A biomechanical analysis of straight and hexagonal barbell deadlifts using sub maximal loads
Seeing the high forces involved in the deadlift study mentioned above (1), it’s not surprising that someone took the time to develop a bar that could minimize these forces by placing the lifter in a more upright position, with the load positioned closer to the hip joint and lumbar spine. And so the trap bar was created. Originally named for it’s trapezoidal appearance (now most are hexagonal), this bar has established its place in most gyms, and is usually the deadlift variation of choice for new lifters that are intimidated by the straight bar deadlift. Many wouldn’t question that the bar is different than a conventional deadlift however an analysis of whether or not this bar actually achieves what it’s proposed to do hasn’t happened yet. Until now.
Swinton and colleagues (5) recruited 19 male powerlifters and had them perform conventional deadlifts with either a hex (trap) bar and straight bar at varying percentages of their max (10-80% 1RM) in a randomized order. All lifts were performed on a force platform and twelve markers were placed to mark various anatomical landmarks from the spinous process of C7 down to the ankle. Cameras recorded all attempts and three dimensional movements of the bar were tracked through each attempt.
The hex bar deadlift was found to increase the moment at the knee and reduce the peak moments at the hip and lumbar spine as compared to the straight bar deadlift. Differences in the path of the bar resulted in the load being kept behind the knee with the hex-bar, opposed to the straight-bar deadlift where the load was in front of the leg. Bar velocity was higher at each increment of %1RM with the hex bar between 40-80%1RM which resulted in higher power outputs from 30-80%1RM as well. All lifters also had a higher 1RM with the hex bar as well.
There’s no question that the hex-bar deadlift is the easiest of the full ROM deadlift variations to teach beginners. After reading this study, I suspect the hex-bar is almost more like a squat than a deadlift given the increased loading at the knee, and you may be short changing your new clients if you rely too heavily on the hex-bar as a deadlift variant. I know many clients prefer the hex-bar, and in these cases you may want to spend more time focusing on additional posterior chain exercises emphasizing the hips and lumbar region if this is your deadlift of choice.

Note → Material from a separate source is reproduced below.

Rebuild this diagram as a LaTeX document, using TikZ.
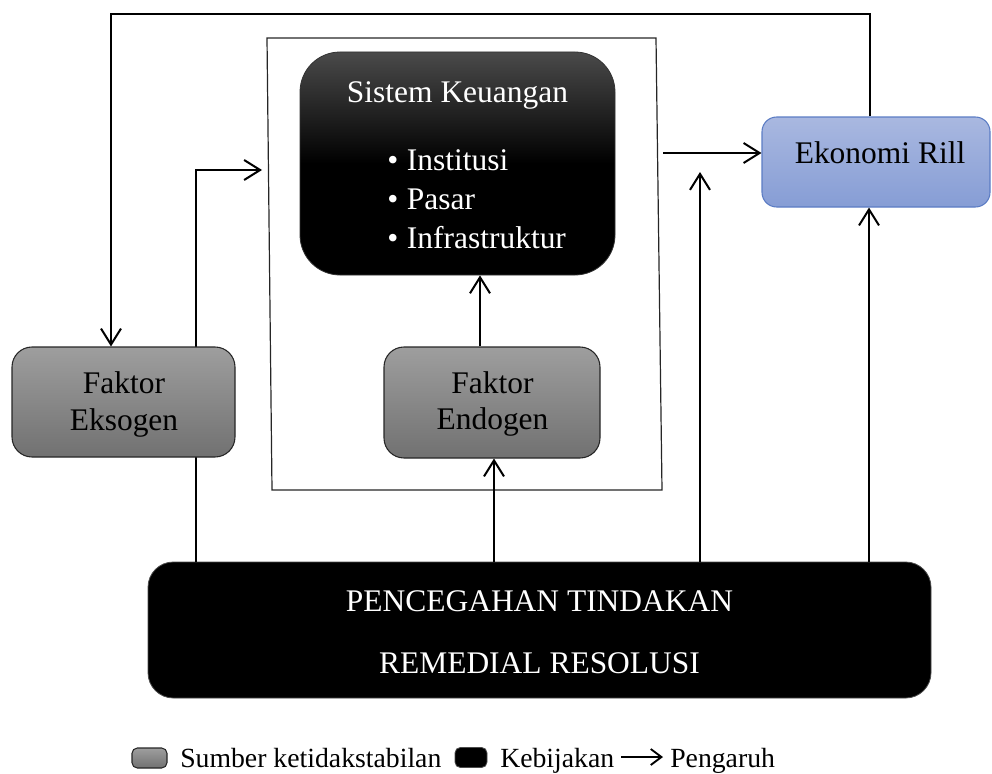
\documentclass[tikz,border=0pt]{standalone}
\usepackage{fontspec}
\setmainfont{Liberation Serif}
\usetikzlibrary{arrows.meta}
\definecolor{gtop}{HTML}{9E9E9E}
\definecolor{gbot}{HTML}{717171}
\definecolor{ktop}{HTML}{4A4A4A}
\definecolor{etop}{HTML}{A9B8E0}
\definecolor{ebot}{HTML}{869DD5}
\definecolor{eborder}{HTML}{5B7CC4}
\begin{document}
\begin{tikzpicture}[x=0.75pt,y=-0.75pt,
  every node/.style={font=\fontsize{23.6}{28}\selectfont},
  legendtext/.style={font=\fontsize{20.8}{24}\selectfont, anchor=base west, inner sep=0pt},
  conn/.style={line width=1.5pt, -{Straight Barb[length=12pt,width=15pt,line width=1.5pt]}},
  graybox/.style={draw=black!85, line width=0.8pt, rounded corners=15pt, top color=gtop, bottom color=gbot, inner sep=0pt},
  blackbox/.style={draw=black!70, line width=0.6pt, fill=black, inner sep=0pt},
  txt/.style={anchor=base, inner sep=0pt},
  wtxt/.style={anchor=base, inner sep=0pt, text=white},
  bultxt/.style={anchor=base west, inner sep=0pt, text=white}
]
\useasboundingbox (0,0) rectangle (992,774);

% frame
\draw[line width=0.9pt, black!85] (267,38) -- (656,38) -- (662,490) -- (272,490) -- cycle;

% Sistem Keuangan
\node[draw=black!80, line width=0.6pt, rounded corners=30pt, inner sep=0pt,
      top color=ktop, bottom color=black, middle color=black,
      minimum width=236.25pt, minimum height=167.25pt] (sk) at (457.5,163.5) {};
\node[wtxt] (skt) at (457.5,103) {Sistem Keuangan};
\node[bultxt] (sk1) at (387,170) {\textbullet\hspace{6.5pt}Institusi};
\node[bultxt] (sk2) at (387,209) {\textbullet\hspace{6.5pt}Pasar};
\node[bultxt] (sk3) at (387,248) {\textbullet\hspace{6.5pt}Infrastruktur};

% Ekonomi Rill
\node[draw=eborder, line width=0.8pt, rounded corners=11pt, inner sep=0pt,
      top color=etop, bottom color=ebot,
      minimum width=171pt, minimum height=67.5pt] (er) at (876,162) {};
\node[txt] (ert) at (880,163) {Ekonomi Rill};

% bottom policy box
\node[blackbox, rounded corners=19pt, minimum width=587.25pt, minimum height=102pt] (bb) at (539.5,630) {};
\node[wtxt] (bb1) at (539.5,611) {PENCEGAHAN TINDAKAN};
\node[wtxt] (bb2) at (539.5,673) {REMEDIAL RESOLUSI};

% connector behind Faktor Eksogen
\coordinate (exTurn) at (196,170);
\coordinate (exEnd) at (262,170);
\draw[conn] (bb.north -| exTurn) -- (exTurn) -- (exEnd);

% Faktor Eksogen
\node[graybox, minimum width=167.25pt, minimum height=82.5pt] (ex) at (123.5,402) {};
\node[txt] (ex1) at (124,393) {Faktor};
\node[txt] (ex2) at (124,430) {Eksogen};

% Faktor Endogen
\node[graybox, minimum width=162pt, minimum height=83.25pt] (en) at (492,402.5) {};
\node[txt] (en1) at (492.5,393) {Faktor};
\node[txt] (en2) at (492.5,429) {Endogen};

% connectors
\coordinate (topR) at (870,14);
\coordinate (topL) at (111,14);
\draw[conn] (er.north -| topR) -- (topR) -- (topL) -- (topL |- ex.north);

\coordinate (c480) at (480,0);
\draw[conn] (en.north -| c480) -- (sk.south -| c480);

\coordinate (c494) at (494,0);
\draw[conn] (bb.north -| c494) -- (en.south -| c494);

\coordinate (skOut) at (663,153);
\draw[conn] (skOut) -- (skOut -| er.west);

\coordinate (upEnd) at (700,172);
\draw[conn] (bb.north -| upEnd) -- (upEnd);

\coordinate (c869) at (869,0);
\draw[conn] (bb.north -| c869) -- (er.south -| c869);

% legend
\node[draw=black!85, line width=0.8pt, rounded corners=4pt, top color=gtop, bottom color=gbot,
      minimum width=26.25pt, minimum height=15pt, inner sep=0pt] (lg1) at (149.5,758) {};
\node[legendtext] (lg1t) at (180,767) {Sumber ketidakstabilan};
\node[blackbox, rounded corners=4pt, minimum width=24pt, minimum height=15pt] (lg2) at (471,757.5) {};
\node[legendtext] (lg2t) at (500,767) {Kebijakan};
\coordinate (la) at (621,757);
\coordinate (lb) at (663,757);
\draw[line width=1.4pt, -{Straight Barb[length=8pt,width=12pt,line width=1.4pt]}] (la) -- (lb);
\node[legendtext] (lg3t) at (670,767) {Pengaruh};
\end{tikzpicture}
\end{document}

The continuum of lumbar loading
It’s clear from this small collection of papers that we can significantly alter the moments and the required forces at the hip and lumbar spine by making modifications to both the technique of the exercise (conventional vs sumo deadlift) and equipment (straight or hex bar). In this case, if your goal is to minimize effects on the lumbar spine while still keeping the load anterior to the knees, the sumo deadlift would be preferred to the conventional. You can achieve even lower hip and lumbar moments with the hex-bar, although this will result in a shift in the load to behind the knee, more resembling a squat than a deadlift. Those in the later stages of recovery from back pain could employ a multi-lift approach, moving from less aggressive lumbar loading (hex bar, sumo deadlift) before returning to conventional, straight bar deadlifts.
- Cholewicki, J et al. (1991). Medicine and science in sports and exercise, 23(10), 1179–1186.
- Cholewicki, J, & McGill, SM (1992). Journal of biomechanics, 25(1), 17–28.
- Escamilla, RF et al. (2000). Medicine and science in sports and exercise, 32(7), 1265–1275.
- Hales, M. (2010). Strength & Conditioning Journal. 32(4), 44-51.
- Swinton, PA et al. (2011). Journal of strength and conditioning research 25(7), 2000–2009.